━━━ Record list

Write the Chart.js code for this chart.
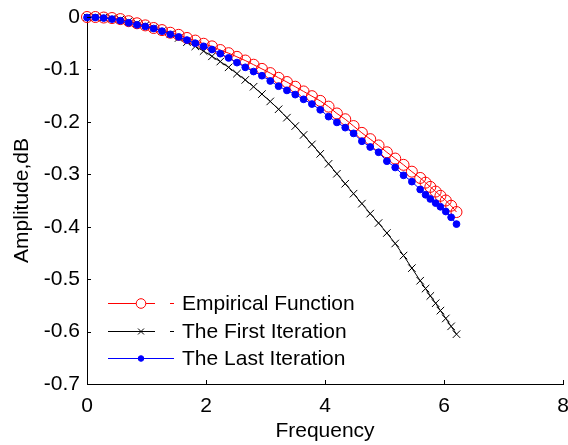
<!DOCTYPE html>
<html>
<head>
<meta charset="utf-8">
<script src="https://cdn.jsdelivr.net/npm/chart.js@4.4.1/dist/chart.umd.min.js"></script>
<style>
  html, body { margin: 0; padding: 0; background: #fff; }
  #wrap { width: 568px; height: 445px; }
</style>
</head>
<body>
<div id="wrap"><canvas id="chart"></canvas></div>
<script>
// frequency samples (denser near the end)
const freq = [0, 0.14, 0.28, 0.42, 0.56, 0.70, 0.84, 0.98, 1.12, 1.26, 1.40, 1.54, 1.68, 1.82, 1.96, 2.10,
  2.24, 2.38, 2.52, 2.66, 2.80, 2.94, 3.08, 3.22, 3.36, 3.50, 3.64, 3.78, 3.92, 4.06, 4.20, 4.34,
  4.48, 4.62, 4.76, 4.90, 5.04, 5.18, 5.32, 5.46, 5.60, 5.69, 5.77, 5.86, 5.94, 6.03, 6.12, 6.21];

const empirical = [0, 0, -0.001, -0.002, -0.004, -0.008, -0.012, -0.016, -0.021, -0.025, -0.030, -0.034, -0.040, -0.045, -0.051, -0.056,
  -0.063, -0.069, -0.076, -0.083, -0.091, -0.099, -0.107, -0.116, -0.124, -0.133, -0.142, -0.151, -0.160, -0.171, -0.184, -0.195,
  -0.208, -0.221, -0.233, -0.245, -0.258, -0.270, -0.282, -0.295, -0.307, -0.316, -0.324, -0.333, -0.341, -0.350, -0.360, -0.372];

const firstIter = [0, 0, -0.001, -0.003, -0.005, -0.008, -0.012, -0.016, -0.021, -0.027, -0.033, -0.040, -0.048, -0.056, -0.065, -0.075,
  -0.085, -0.096, -0.108, -0.120, -0.133, -0.147, -0.161, -0.176, -0.192, -0.208, -0.225, -0.243, -0.261, -0.280, -0.299, -0.318,
  -0.337, -0.356, -0.375, -0.393, -0.412, -0.432, -0.455, -0.479, -0.503, -0.518, -0.532, -0.546, -0.560, -0.575, -0.590, -0.605];

const lastIter = [-0.001, -0.001, -0.002, -0.004, -0.007, -0.011, -0.015, -0.018, -0.022, -0.027, -0.033, -0.038, -0.044, -0.050, -0.056, -0.062,
  -0.070, -0.078, -0.087, -0.096, -0.104, -0.112, -0.122, -0.132, -0.140, -0.148, -0.157, -0.166, -0.177, -0.190, -0.201, -0.211,
  -0.222, -0.237, -0.248, -0.258, -0.275, -0.287, -0.302, -0.314, -0.329, -0.339, -0.347, -0.355, -0.362, -0.371, -0.382, -0.395];

const seriesNames = ['Empirical Function', 'The First Iteration', 'The Last Iteration'];
const xTicks = [0, 2, 4, 6, 8];
const yTicks = [0, -0.1, -0.2, -0.3, -0.4, -0.5, -0.6, -0.7];

const FONT = "'Liberation Sans', Arial, sans-serif";
Chart.defaults.font.family = FONT;
Chart.defaults.font.size = 21;
Chart.defaults.color = '#000';

function pts(ys) {
  return freq.map((f, i) => ({x: f, y: ys[i]}));
}

function noPad(s) {
  s.paddingLeft = 0;
  s.paddingRight = 0;
  s.paddingTop = 0;
  s.paddingBottom = 0;
}

// MATLAB-style ticks pointing into the axes
const innerTicks = {
  id: 'innerTicks',
  afterDraw(chart) {
    const {ctx, chartArea: a, scales: {x, y}} = chart;
    ctx.save();
    ctx.strokeStyle = '#000';
    ctx.lineWidth = 1;
    ctx.beginPath();
    xTicks.forEach(v => {
      const px = Math.round(x.getPixelForValue(v)) + 0.5;
      ctx.moveTo(px, a.bottom);
      ctx.lineTo(px, a.bottom - 4);
    });
    yTicks.forEach(v => {
      const py = Math.round(y.getPixelForValue(v)) + 0.5;
      ctx.moveTo(a.left, py);
      ctx.lineTo(a.left + 4, py);
    });
    ctx.stroke();
    ctx.restore();
  }
};

// legend drawn inside the plot, lower left
const insideLegend = {
  id: 'insideLegend',
  afterDraw(chart) {
    const {ctx, chartArea: a} = chart;
    const x0 = a.left + 21;
    const rows = [a.top + 286, a.top + 314, a.top + 341];
    ctx.save();
    chart.data.datasets.forEach((ds, i) => {
      const y = rows[i];
      ctx.strokeStyle = ds.borderColor;
      ctx.lineWidth = 1;
      ctx.beginPath();
      if (i < 2) {
        ctx.moveTo(x0, y + 0.5); ctx.lineTo(x0 + 47, y + 0.5);
        ctx.moveTo(x0 + 62, y + 0.5); ctx.lineTo(x0 + 66, y + 0.5);
      } else {
        ctx.moveTo(x0, y + 0.5); ctx.lineTo(x0 + 66, y + 0.5);
      }
      ctx.stroke();
      ctx.fillStyle = i === 0 ? '#fff' : ds.pointBackgroundColor;
      ctx.strokeStyle = ds.pointBorderColor;
      Chart.helpers.drawPoint(ctx, {
        pointStyle: ds.pointStyle,
        radius: i === 0 ? 4.8 : (i === 1 ? 4.2 : 2.8),
        borderWidth: 1,
        rotation: 0
      }, x0 + 33, y + 0.5);
      ctx.fillStyle = '#000';
      ctx.font = '21px ' + FONT;
      ctx.textBaseline = 'middle';
      ctx.textAlign = 'left';
      ctx.fillText(seriesNames[i], a.left + 95, y + 1);
    });
    ctx.restore();
  }
};

new Chart(document.getElementById('chart'), {
  type: 'line',
  data: {
    datasets: [{
      label: seriesNames[0],
      data: pts(empirical),
      borderColor: '#ff0000',
      borderWidth: 1,
      pointStyle: 'circle',
      pointRadius: 5.5,
      pointBorderWidth: 1,
      pointBorderColor: '#ff0000',
      pointBackgroundColor: 'rgba(0,0,0,0)',
      fill: false,
      clip: false,
      order: 1
    }, {
      label: seriesNames[1],
      data: pts(firstIter),
      borderColor: '#000000',
      borderWidth: 1,
      pointStyle: 'crossRot',
      pointRadius: 5.3,
      pointBorderWidth: 1,
      pointBorderColor: '#000000',
      pointBackgroundColor: '#000000',
      fill: false,
      clip: false,
      order: 2
    }, {
      label: seriesNames[2],
      data: pts(lastIter),
      borderColor: '#0000ff',
      borderWidth: 1,
      pointStyle: 'circle',
      pointRadius: 3.4,
      pointBorderWidth: 1,
      pointBorderColor: '#0000ff',
      pointBackgroundColor: '#0000ff',
      fill: false,
      clip: false,
      order: 0
    }]
  },
  options: {
    responsive: true,
    maintainAspectRatio: false,
    animation: false,
    events: [],
    layout: {
      autoPadding: false,
      padding: {top: 17, right: 5, left: 0, bottom: 0}
    },
    plugins: {
      legend: {display: false},
      tooltip: {enabled: false}
    },
    scales: {
      x: {
        type: 'linear',
        min: 0,
        max: 8,
        afterBuildTicks: s => { s.ticks = xTicks.map(v => ({value: v})); },
        afterFit: s => { s.height = 61; noPad(s); },
        grid: {display: true, drawOnChartArea: false, drawTicks: false},
        border: {display: true, color: '#000', width: 1},
        ticks: {padding: 10, maxRotation: 0, autoSkip: false, color: '#000'},
        title: {display: true, text: 'Frequency', color: '#000', padding: {top: 0, bottom: 1}}
      },
      y: {
        type: 'linear',
        min: -0.7,
        max: 0,
        afterBuildTicks: s => { s.ticks = yTicks.map(v => ({value: v})); },
        afterFit: s => { s.width = 87; noPad(s); },
        grid: {display: true, drawOnChartArea: false, drawTicks: false},
        border: {display: true, color: '#000', width: 1},
        ticks: {padding: 7, autoSkip: false, color: '#000'},
        title: {display: true, text: 'Amplitude,dB', color: '#000', padding: {top: 10, bottom: 0}}
      }
    }
  },
  plugins: [innerTicks, insideLegend]
});
</script>
</body>
</html>
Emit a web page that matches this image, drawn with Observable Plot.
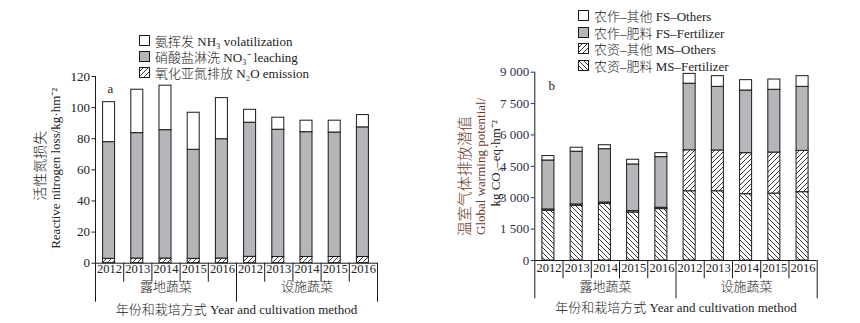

━━━━━━

Stated goal ::
Find the word "this" in the material, then list each line that holds it.

Solution to the problem ::
Write the Chart.js code for this chart.
Emit a web page that matches this image, drawn with Observable Plot.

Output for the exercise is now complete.